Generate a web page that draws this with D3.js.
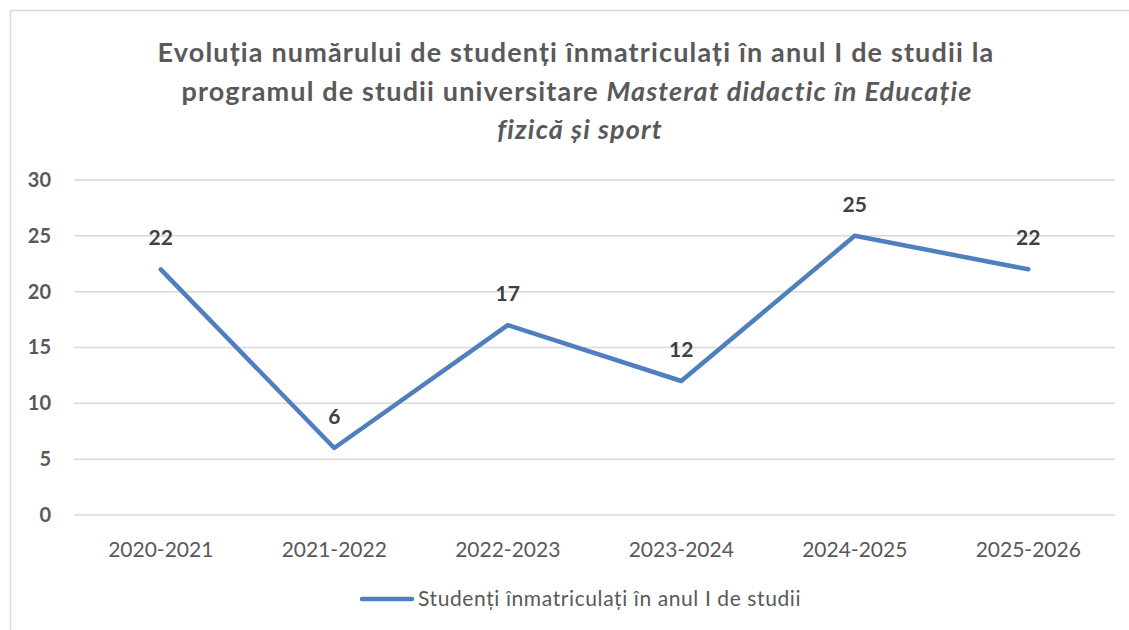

==

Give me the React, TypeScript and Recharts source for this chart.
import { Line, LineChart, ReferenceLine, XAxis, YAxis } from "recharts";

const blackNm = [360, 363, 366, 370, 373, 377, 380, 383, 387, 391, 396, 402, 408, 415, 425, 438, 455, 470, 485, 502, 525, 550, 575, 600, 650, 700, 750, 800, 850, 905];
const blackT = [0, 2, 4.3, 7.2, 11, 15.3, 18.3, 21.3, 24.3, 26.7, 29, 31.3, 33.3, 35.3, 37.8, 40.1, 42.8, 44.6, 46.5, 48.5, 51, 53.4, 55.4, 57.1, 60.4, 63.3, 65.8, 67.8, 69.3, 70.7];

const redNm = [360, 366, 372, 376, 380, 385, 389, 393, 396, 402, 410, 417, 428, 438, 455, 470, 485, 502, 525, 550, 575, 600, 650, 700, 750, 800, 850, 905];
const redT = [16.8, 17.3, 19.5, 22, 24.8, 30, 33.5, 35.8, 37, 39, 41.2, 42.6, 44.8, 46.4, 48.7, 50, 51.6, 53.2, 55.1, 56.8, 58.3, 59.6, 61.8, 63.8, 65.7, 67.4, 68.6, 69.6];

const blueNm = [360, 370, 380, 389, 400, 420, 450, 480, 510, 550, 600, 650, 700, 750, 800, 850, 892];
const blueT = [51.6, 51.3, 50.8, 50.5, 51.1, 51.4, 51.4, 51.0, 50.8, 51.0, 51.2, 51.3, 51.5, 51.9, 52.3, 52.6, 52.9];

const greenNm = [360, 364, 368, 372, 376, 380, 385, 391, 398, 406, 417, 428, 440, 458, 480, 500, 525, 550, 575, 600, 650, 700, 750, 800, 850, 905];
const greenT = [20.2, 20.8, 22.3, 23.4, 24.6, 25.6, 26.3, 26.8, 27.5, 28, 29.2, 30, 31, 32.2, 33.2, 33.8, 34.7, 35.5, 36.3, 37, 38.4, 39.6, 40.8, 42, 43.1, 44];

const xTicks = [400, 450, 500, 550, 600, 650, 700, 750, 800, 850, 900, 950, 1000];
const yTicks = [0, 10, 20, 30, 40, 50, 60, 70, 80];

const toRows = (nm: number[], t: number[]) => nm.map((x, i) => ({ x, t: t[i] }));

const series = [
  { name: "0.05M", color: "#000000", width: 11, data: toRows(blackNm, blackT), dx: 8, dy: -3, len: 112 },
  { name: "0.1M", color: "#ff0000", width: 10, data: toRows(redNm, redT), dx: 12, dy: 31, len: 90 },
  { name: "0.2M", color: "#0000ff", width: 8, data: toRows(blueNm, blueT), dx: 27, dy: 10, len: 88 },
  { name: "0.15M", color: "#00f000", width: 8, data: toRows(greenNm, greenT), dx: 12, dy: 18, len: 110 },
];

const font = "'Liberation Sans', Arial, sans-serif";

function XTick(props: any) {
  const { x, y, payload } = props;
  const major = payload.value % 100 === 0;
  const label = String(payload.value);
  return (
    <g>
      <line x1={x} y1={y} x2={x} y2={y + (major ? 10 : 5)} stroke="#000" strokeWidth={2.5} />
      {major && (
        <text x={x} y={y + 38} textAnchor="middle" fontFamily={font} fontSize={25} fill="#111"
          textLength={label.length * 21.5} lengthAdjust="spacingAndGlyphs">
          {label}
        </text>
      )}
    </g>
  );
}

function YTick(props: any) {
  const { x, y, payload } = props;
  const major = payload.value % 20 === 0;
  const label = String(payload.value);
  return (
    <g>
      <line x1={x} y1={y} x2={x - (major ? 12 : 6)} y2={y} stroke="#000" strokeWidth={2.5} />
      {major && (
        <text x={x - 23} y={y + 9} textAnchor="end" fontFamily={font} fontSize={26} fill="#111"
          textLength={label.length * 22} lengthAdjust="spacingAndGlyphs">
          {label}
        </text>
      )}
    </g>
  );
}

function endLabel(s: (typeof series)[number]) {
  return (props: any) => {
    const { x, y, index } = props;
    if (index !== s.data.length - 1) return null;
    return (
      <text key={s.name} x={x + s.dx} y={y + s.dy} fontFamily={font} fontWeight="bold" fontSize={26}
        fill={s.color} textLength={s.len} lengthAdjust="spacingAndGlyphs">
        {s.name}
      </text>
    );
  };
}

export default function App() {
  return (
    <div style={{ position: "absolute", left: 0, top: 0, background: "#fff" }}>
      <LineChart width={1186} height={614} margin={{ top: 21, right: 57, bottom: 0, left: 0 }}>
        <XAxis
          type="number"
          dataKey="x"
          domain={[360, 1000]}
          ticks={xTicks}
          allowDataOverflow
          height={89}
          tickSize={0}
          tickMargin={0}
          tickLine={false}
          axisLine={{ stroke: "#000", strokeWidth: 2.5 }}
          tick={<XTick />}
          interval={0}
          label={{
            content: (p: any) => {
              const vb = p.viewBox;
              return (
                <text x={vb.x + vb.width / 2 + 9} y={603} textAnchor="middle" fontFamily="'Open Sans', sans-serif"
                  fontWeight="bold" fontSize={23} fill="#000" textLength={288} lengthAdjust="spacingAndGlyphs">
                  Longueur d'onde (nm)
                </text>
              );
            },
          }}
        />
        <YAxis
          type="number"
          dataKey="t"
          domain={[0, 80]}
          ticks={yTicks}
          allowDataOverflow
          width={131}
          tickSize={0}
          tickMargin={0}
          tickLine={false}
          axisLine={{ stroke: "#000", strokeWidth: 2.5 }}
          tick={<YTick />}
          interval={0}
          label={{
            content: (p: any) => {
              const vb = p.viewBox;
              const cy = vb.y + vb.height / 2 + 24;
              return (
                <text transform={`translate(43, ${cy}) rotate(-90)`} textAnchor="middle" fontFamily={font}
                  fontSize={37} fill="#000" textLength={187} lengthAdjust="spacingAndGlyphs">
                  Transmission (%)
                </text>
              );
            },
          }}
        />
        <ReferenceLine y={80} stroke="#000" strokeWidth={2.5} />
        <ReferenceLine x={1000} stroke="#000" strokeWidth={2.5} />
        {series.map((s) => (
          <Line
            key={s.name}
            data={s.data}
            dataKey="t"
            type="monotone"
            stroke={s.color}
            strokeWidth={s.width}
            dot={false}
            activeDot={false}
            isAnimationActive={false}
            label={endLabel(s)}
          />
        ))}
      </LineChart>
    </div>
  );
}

THE REQUEST => Give back, exactly as written, each line from the one that contains "Give me the" through the one that contains "ReferenceLine, XAxis, YAxis".

PROBLEM SOLUTION =>
Give me the React, TypeScript and Recharts source for this chart.
import { Line, LineChart, ReferenceLine, XAxis, YAxis } from "recharts";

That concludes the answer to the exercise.